Still, it was mighty cool man. The whole town gets dressed up and theres fire everywhere, even people dressed as samurai, and its so ancient you can feel it, no one even knows what it means anymore, just that its ancient ancient....something to do with the harvests and mountain gods is all I gleaned
from asking the locals and my friends and students. Dark night, small houses with fires burning in them, massive bamboo torches ablaze, men in loincloths (it was freezing man, those poor ass cheeks must have been in agony!) and then they do a tour with their float where a total samurai style dude reclined like a kind lording it over his land. It was great. The carriers wore little sholder shirts that looked like tatoos, so they all looked tatooed in the dark, then they carried the floats to the docking area and shook them up and down wildly and from side to side and shouted....anyway, it was tribal and raw. Ill attach some photos because I can't describe it.
But still, during the height of the action, I walked with the float parade, holding onto the ropes on either sides of the torch bearers with others, foreigners and Japanese and locals alike, saying "Saya Sairo!" which apparantly means something like "hup two hup two", some sort of walking chant. Then we rallied and turned around after passign through town past lit up houses....and ended up in an open area where they prepared to light two huge bonfires...I started
to down my sake....ready to dance till dawn as the party was supposed to get wonderful and frenzied, occording to all acounts. At last, some real raw action in Japan! But it started to rain big drops of freezing rain and the fires went out and everyone went home at 12:30pm. Zannen! (Pity!)
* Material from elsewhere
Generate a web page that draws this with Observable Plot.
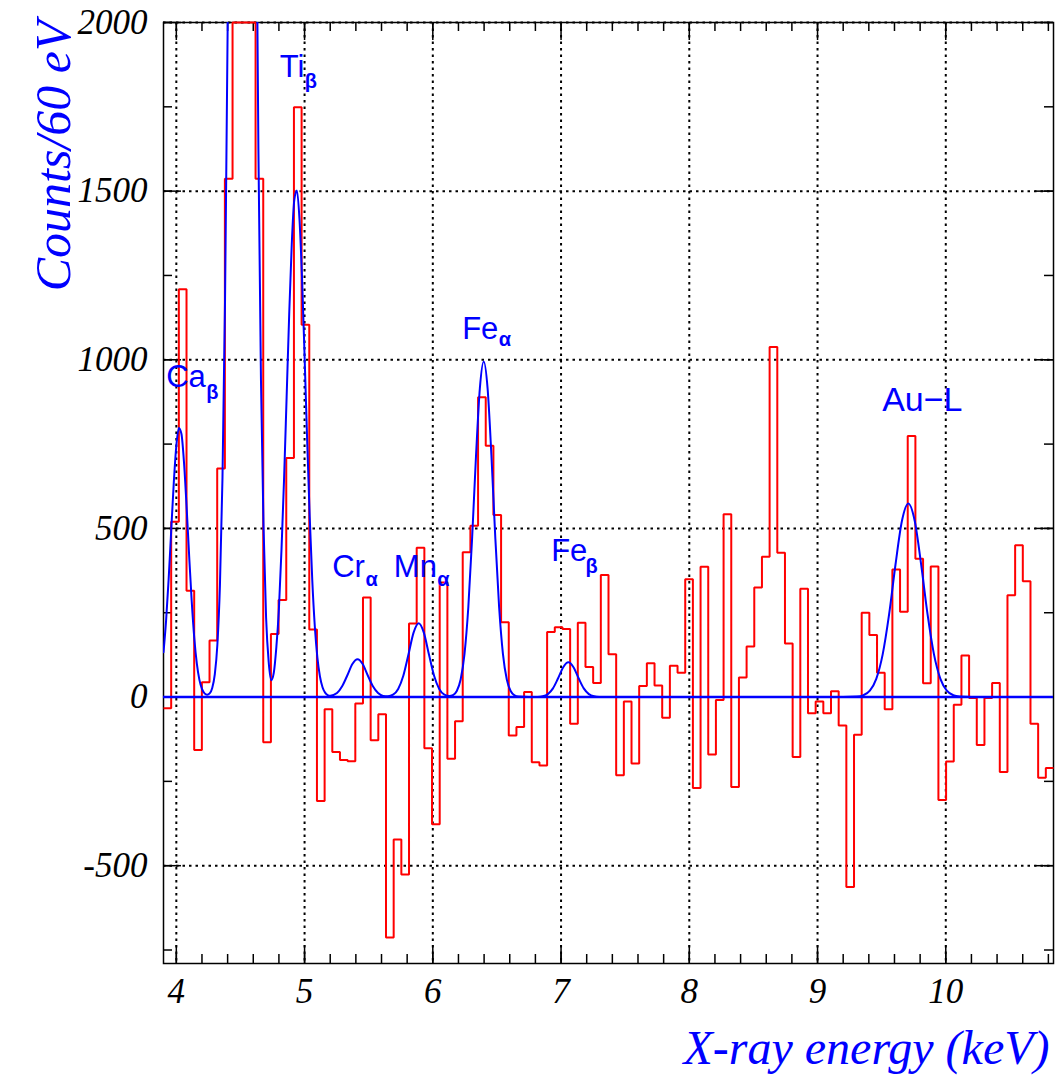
<!DOCTYPE html>
<html>
<head>
<meta charset="utf-8">
<script src="https://cdn.jsdelivr.net/npm/d3@7"></script>
<script src="https://cdn.jsdelivr.net/npm/@observablehq/plot@0.6"></script>
<style>
  html, body { margin: 0; padding: 0; background: #ffffff; }
</style>
</head>
<body>
<div id="chart"></div>
<script>
// ---------------- data ----------------
// histogram: 116 bins from 3.90 to 10.84 keV (counts per ~60 eV bin)
const binStart = 3.90;
const binEnd = 10.84;
const binCounts = [
  -33, 520, 1209, 315, -157, 44, 168, 678, 1537, 2000, 2000, 2000, 1537, -134, 187, 288, 709, 1749, 1104, 200,
  -308, -36, -163, -187, -190, -19, 295, -128, -51, -713, -422, -526, 218, 443, -152, -377, 340, -183, -72, 429,
  508, 889, 745, 540, 222, -114, -89, 15, -193, -203, 193, 207, 202, -79, 220, 89, 42, 362, 127, -232,
  -13, -197, 33, 100, 34, -61, 93, 72, 349, -270, 386, -170, -9, 542, -267, 58, 150, 325, 416, 1038,
  428, 159, -178, 321, -48, -13, -48, 17, -84, -563, -112, 250, 184, 72, -36, 378, 253, 774, 410, 41,
  387, -305, -191, -23, 123, -3, -142, -3, 42, -222, 302, 450, 343, -79, -239, -210
];

// fitted peak curve
const fitEnergy = [
  3.90, 3.92, 3.94, 3.96, 3.98, 4.00, 4.02, 4.04, 4.06, 4.08,
  4.10, 4.12, 4.14, 4.16, 4.18, 4.20, 4.22, 4.24, 4.26, 4.28,
  4.30, 4.32, 4.34, 4.36, 4.38, 4.40, 4.42, 4.44, 4.46, 4.48,
  4.50, 4.52, 4.54, 4.56, 4.58, 4.60, 4.62, 4.64, 4.66, 4.68,
  4.70, 4.72, 4.74, 4.76, 4.78, 4.80, 4.82, 4.84, 4.86, 4.88,
  4.90, 4.92, 4.94, 4.96, 4.98, 5.00, 5.02, 5.04, 5.06, 5.08,
  5.10, 5.12, 5.14, 5.16, 5.18, 5.20,
  5.253, 5.293, 5.333, 5.373, 5.413, 5.453, 5.493, 5.533, 5.573, 5.613,
  5.65, 5.69, 5.73, 5.77, 5.81, 5.85, 5.89, 5.93, 5.97, 6.01, 6.05, 6.09,
  6.13, 6.157, 6.187, 6.217, 6.247, 6.277, 6.307, 6.337, 6.367, 6.397,
  6.427, 6.457, 6.487, 6.517, 6.547, 6.577, 6.607, 6.637, 6.667,
  6.75, 6.817, 6.857, 6.897, 6.937, 6.977, 7.017, 7.057, 7.097, 7.137, 7.177, 7.217, 7.257, 7.297, 7.40,
  9.20, 9.308, 9.358, 9.408, 9.458, 9.508, 9.558, 9.608, 9.658, 9.708,
  9.758, 9.808, 9.858, 9.908, 9.958, 10.008, 10.058, 10.108, 10.20, 10.84
];
const fitCounts = [
  133, 226, 349, 493, 634, 745, 798, 780, 695, 565,
  419, 284, 175, 99, 51, 24, 11, 7, 11, 27,
  67, 155, 331, 651, 1182, 1976, 3046, 4327, 5664, 6834,
  7599, 7788, 7355, 6401, 5136, 3797, 2587, 1625, 941, 505,
  235, 105, 50, 72, 148, 262, 436, 645, 888, 1133,
  1342, 1474, 1502, 1419, 1245, 1012, 764, 535, 347, 209,
  117, 61, 29, 13, 6, 4,
  12, 32, 64, 98, 112, 98, 64, 32, 12, 3.5,
  2.4, 7, 24, 63, 126, 191, 219, 191, 126, 63, 24, 7,
  3, 5.7, 18, 52, 127.5, 267, 475, 716, 916, 995,
  916, 716, 475, 267, 127.5, 52, 18, 5, 1.3,
  0, 0.4, 2.2, 8.7, 25.7, 55.6, 88.3, 103, 88.3, 55.6, 25.7, 8.7, 2.2, 0.4, 0,
  0, 1.4, 5.6, 19, 54, 126.5, 245, 393, 522, 574,
  522, 393, 245, 126.5, 54, 19, 5.6, 1.4, 0, 0
];

// axes
const xTicksMajor = [4, 5, 6, 7, 8, 9, 10];
const xTickLabels = ["4", "5", "6", "7", "8", "9", "10"];
const xTicksMinor = [4.0, 4.2, 4.4, 4.6, 4.8, 5.0, 5.2, 5.4, 5.6, 5.8, 6.0, 6.2, 6.4, 6.6, 6.8,
  7.0, 7.2, 7.4, 7.6, 7.8, 8.0, 8.2, 8.4, 8.6, 8.8, 9.0, 9.2, 9.4, 9.6, 9.8, 10.0, 10.2, 10.4, 10.6, 10.8];
const yTicksMajor = [-500, 0, 500, 1000, 1500, 2000];
const yTickLabels = ["-500", "0", "500", "1000", "1500", "2000"];
const yTicksMinor = [-750, -500, -250, 0, 250, 500, 750, 1000, 1250, 1500, 1750, 2000];
const xTitle = "X-ray energy (keV)";
const yTitle = "Counts/60 eV";

// peak annotations (data coordinates: keV, counts)
const peakNames = ["Ca", "Ti", "Cr", "Mn", "Fe", "Fe", "Au−L"];
const peakNameE = [3.921, 4.807, 5.215, 5.696, 6.229, 6.923, 9.504];
const peakNameC = [950, 1867, 385, 385, 1091, 433, 879];
const peakSubs = ["β", "β", "α", "α", "α", "β"];
const peakSubE = [4.233, 5.002, 5.475, 6.034, 6.515, 7.191];
const peakSubC = [902, 1825, 348, 348, 1061, 388];

// ---------------- chart ----------------
const W = 1062, H = 1091;
const mL = 163, mR = 9, mT = 22, mB = 128;
const fw = W - mL - mR, fh = H - mT - mB;

const binWidth = (binEnd - binStart) / binCounts.length;
const histo = binCounts.map((c, i) => ({e: binStart + i * binWidth, c}));
histo.push({e: binEnd, c: binCounts[binCounts.length - 1]});
const fit = fitEnergy.map((e, i) => ({e, c: fitCounts[i]}));
const names = peakNames.map((n, i) => ({n, e: peakNameE[i], c: peakNameC[i]}));
const subs = peakSubs.map((n, i) => ({n, e: peakSubE[i], c: peakSubC[i]}));

const serif = "'Liberation Serif', 'Times New Roman', Times, serif";
const sans = "'Liberation Sans', Arial, Helvetica, sans-serif";
const blue = "#0000ff";
const red = "#ff0000";

const chart = Plot.plot({
  width: W,
  height: H,
  marginLeft: mL,
  marginRight: mR,
  marginTop: mT,
  marginBottom: mB,
  x: {domain: [binStart, binEnd], axis: null},
  y: {domain: [-790, 2000], axis: null},
  marks: [
    // dotted grid
    Plot.ruleX(xTicksMajor, {x: d => d, stroke: "black", strokeWidth: 2, strokeDasharray: "2.5,4"}),
    Plot.ruleY(yTicksMajor, {y: d => d, stroke: "black", strokeWidth: 2, strokeDasharray: "2.5,4"}),
    // inward ticks, all four sides
    Plot.tickX(xTicksMinor, {x: d => d, insetTop: fh - 9, stroke: "black", strokeWidth: 1.5}),
    Plot.tickX(xTicksMinor, {x: d => d, insetBottom: fh - 9, stroke: "black", strokeWidth: 1.5}),
    Plot.tickX(xTicksMajor, {x: d => d, insetTop: fh - 18, stroke: "black", strokeWidth: 1.5}),
    Plot.tickX(xTicksMajor, {x: d => d, insetBottom: fh - 18, stroke: "black", strokeWidth: 1.5}),
    Plot.tickY(yTicksMinor, {y: d => d, insetRight: fw - 9, stroke: "black", strokeWidth: 1.5}),
    Plot.tickY(yTicksMinor, {y: d => d, insetLeft: fw - 9, stroke: "black", strokeWidth: 1.5}),
    Plot.tickY(yTicksMajor, {y: d => d, insetRight: fw - 18, stroke: "black", strokeWidth: 1.5}),
    Plot.tickY(yTicksMajor, {y: d => d, insetLeft: fw - 18, stroke: "black", strokeWidth: 1.5}),
    Plot.frame({stroke: "black", strokeWidth: 1.5}),
    // histogram
    Plot.line(histo, {x: "e", y: "c", curve: "step-after", stroke: red, strokeWidth: 2,
      strokeLinejoin: "miter", strokeLinecap: "butt"}),
    // zero line and fit
    Plot.ruleY([0], {stroke: blue, strokeWidth: 2.5}),
    Plot.line(fit, {x: "e", y: "c", curve: "monotone-x", stroke: blue, strokeWidth: 2, clip: true}),
    // tick labels
    Plot.text(xTicksMajor, {x: d => d, text: (d, i) => xTickLabels[i], frameAnchor: "bottom",
      lineAnchor: "top", dy: 15, fontSize: 35, fontStyle: "italic", fontFamily: serif, fill: "black"}),
    Plot.text(yTicksMajor, {y: d => d, text: (d, i) => yTickLabels[i], frameAnchor: "left",
      textAnchor: "end", dx: -16, fontSize: 35, fontStyle: "italic", fontFamily: serif, fill: "black"}),
    // axis titles
    Plot.text([yTitle], {text: d => d, frameAnchor: "top-left", rotate: -90, textAnchor: "end",
      dx: -129, dy: -2, fontSize: 50, fontStyle: "italic", fontFamily: serif, fill: blue}),
    Plot.text([xTitle], {text: d => d, frameAnchor: "bottom-right", textAnchor: "end",
      dx: -4, dy: 100, fontSize: 48, fontStyle: "italic", fontFamily: serif, fill: blue}),
    // peak labels
    Plot.text(names.slice(0, 6), {x: "e", y: "c", text: "n", textAnchor: "start", fontSize: 31,
      fontFamily: sans, fill: blue}),
    Plot.text(names.slice(6), {x: "e", y: "c", text: "n", textAnchor: "start", fontSize: 34,
      fontFamily: sans, fill: blue}),
    Plot.text(subs, {x: "e", y: "c", text: "n", textAnchor: "start", fontSize: 20, fontWeight: "bold",
      fontFamily: sans, fill: blue})
  ]
});

document.getElementById("chart").appendChild(chart);
</script>
</body>
</html>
When it rains, its all over here, I have arrived at many a site where a festival was supposed to take place and even if it only rained an hour that day, the site is empty. Too bad, I was ready for some madness which Im sure would have ensued. I was so curious about seeing a festival at last where people let their hair down and just let go....but alas...perhaps I must wait longer...forever maybe...you dont just make a fool of yourself in public lightly in Japan! 90% of communication is non verbal and social rules are like a religion......
Nevertheless, it was a cool night and if you are in Japan on October 22nd, come to Kurama!